- EXERCISE DESCRIPTION: Repeat verbatim only the lines from the one with "Output the Python" through the one with "return H - y", both ends kept. Pictures stay out.

- EXERCISE MATERIAL:
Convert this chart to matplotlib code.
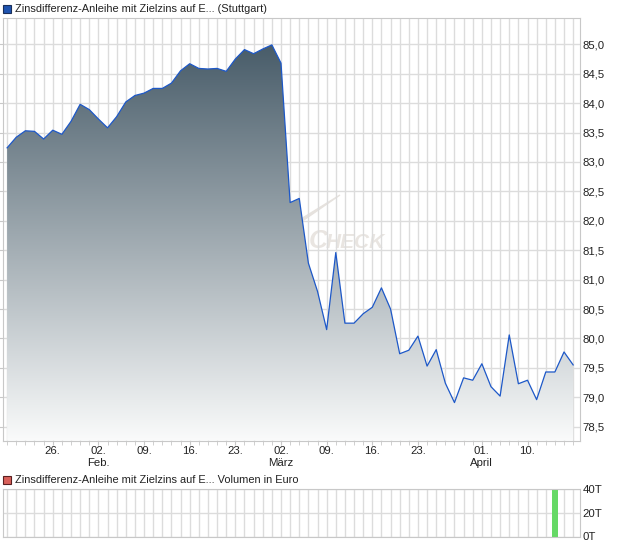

--

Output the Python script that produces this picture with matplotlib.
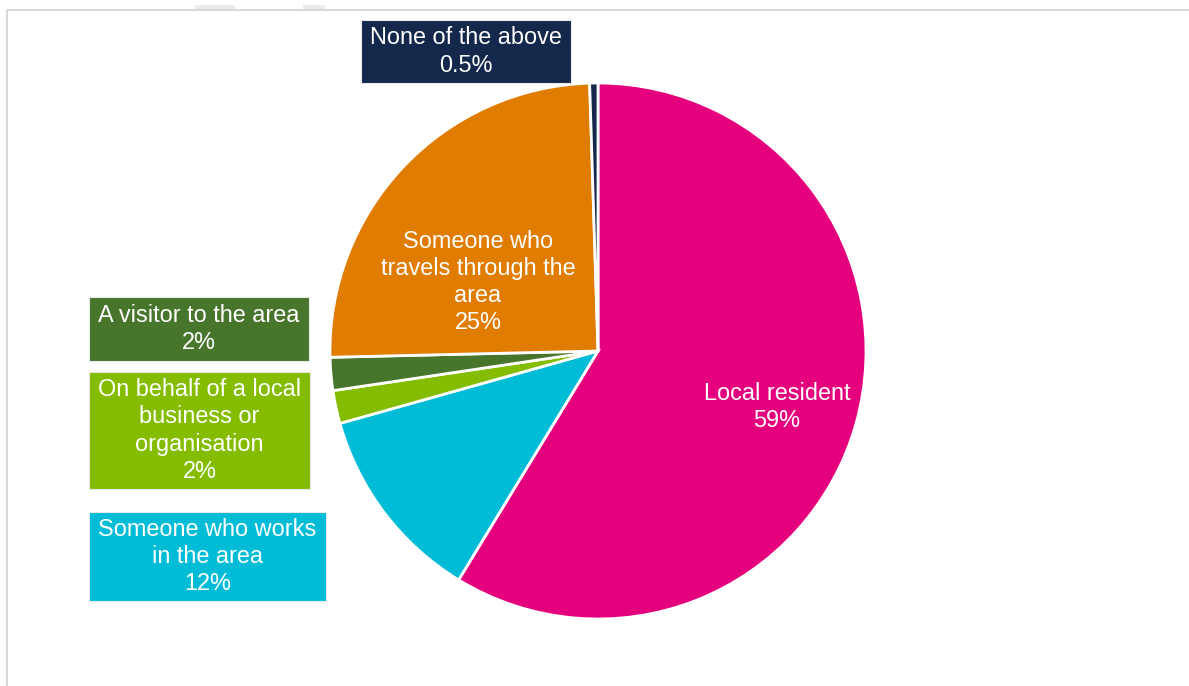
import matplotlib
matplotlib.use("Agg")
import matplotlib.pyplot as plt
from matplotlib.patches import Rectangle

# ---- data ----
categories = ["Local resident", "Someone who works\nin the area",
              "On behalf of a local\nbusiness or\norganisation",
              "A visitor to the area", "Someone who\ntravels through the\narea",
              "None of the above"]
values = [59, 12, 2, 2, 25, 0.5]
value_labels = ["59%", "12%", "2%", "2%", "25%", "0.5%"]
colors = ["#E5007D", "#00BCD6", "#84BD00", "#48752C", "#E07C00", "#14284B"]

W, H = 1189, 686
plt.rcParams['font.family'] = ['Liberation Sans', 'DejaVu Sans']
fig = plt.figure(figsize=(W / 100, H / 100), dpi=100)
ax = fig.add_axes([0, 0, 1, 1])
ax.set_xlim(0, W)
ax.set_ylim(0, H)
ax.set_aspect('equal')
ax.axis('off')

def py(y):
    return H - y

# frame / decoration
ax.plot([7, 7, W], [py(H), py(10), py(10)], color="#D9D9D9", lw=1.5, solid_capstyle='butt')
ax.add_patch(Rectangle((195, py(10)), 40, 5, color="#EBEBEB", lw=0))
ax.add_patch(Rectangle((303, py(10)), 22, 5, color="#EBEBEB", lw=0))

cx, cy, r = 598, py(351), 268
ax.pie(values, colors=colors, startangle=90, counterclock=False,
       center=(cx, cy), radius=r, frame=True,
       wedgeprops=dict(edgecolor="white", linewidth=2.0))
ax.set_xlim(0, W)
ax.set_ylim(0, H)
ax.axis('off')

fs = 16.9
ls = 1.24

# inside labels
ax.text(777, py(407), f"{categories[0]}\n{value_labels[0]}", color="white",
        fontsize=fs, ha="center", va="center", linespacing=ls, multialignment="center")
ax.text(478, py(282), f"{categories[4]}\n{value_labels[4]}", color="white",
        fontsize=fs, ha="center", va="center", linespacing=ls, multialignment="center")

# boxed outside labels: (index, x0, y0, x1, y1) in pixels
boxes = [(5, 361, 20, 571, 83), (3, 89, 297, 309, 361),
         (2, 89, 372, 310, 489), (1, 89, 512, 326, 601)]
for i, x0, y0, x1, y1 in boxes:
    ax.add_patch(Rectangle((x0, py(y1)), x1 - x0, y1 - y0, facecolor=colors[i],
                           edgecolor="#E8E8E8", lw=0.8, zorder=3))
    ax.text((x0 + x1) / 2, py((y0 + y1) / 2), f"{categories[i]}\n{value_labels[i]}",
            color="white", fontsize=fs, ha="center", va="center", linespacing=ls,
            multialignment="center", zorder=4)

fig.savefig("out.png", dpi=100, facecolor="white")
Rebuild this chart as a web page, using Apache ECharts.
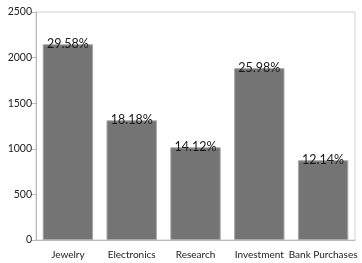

- COMPLETED TASK:
Output the Python script that produces this picture with matplotlib.
import matplotlib
matplotlib.use("Agg")
import matplotlib.pyplot as plt
from matplotlib.patches import Rectangle

# ---- data ----
categories = ["Local resident", "Someone who works\nin the area",
              "On behalf of a local\nbusiness or\norganisation",
              "A visitor to the area", "Someone who\ntravels through the\narea",
              "None of the above"]
values = [59, 12, 2, 2, 25, 0.5]
value_labels = ["59%", "12%", "2%", "2%", "25%", "0.5%"]
colors = ["#E5007D", "#00BCD6", "#84BD00", "#48752C", "#E07C00", "#14284B"]

W, H = 1189, 686
plt.rcParams['font.family'] = ['Liberation Sans', 'DejaVu Sans']
fig = plt.figure(figsize=(W / 100, H / 100), dpi=100)
ax = fig.add_axes([0, 0, 1, 1])
ax.set_xlim(0, W)
ax.set_ylim(0, H)
ax.set_aspect('equal')
ax.axis('off')

def py(y):
    return H - y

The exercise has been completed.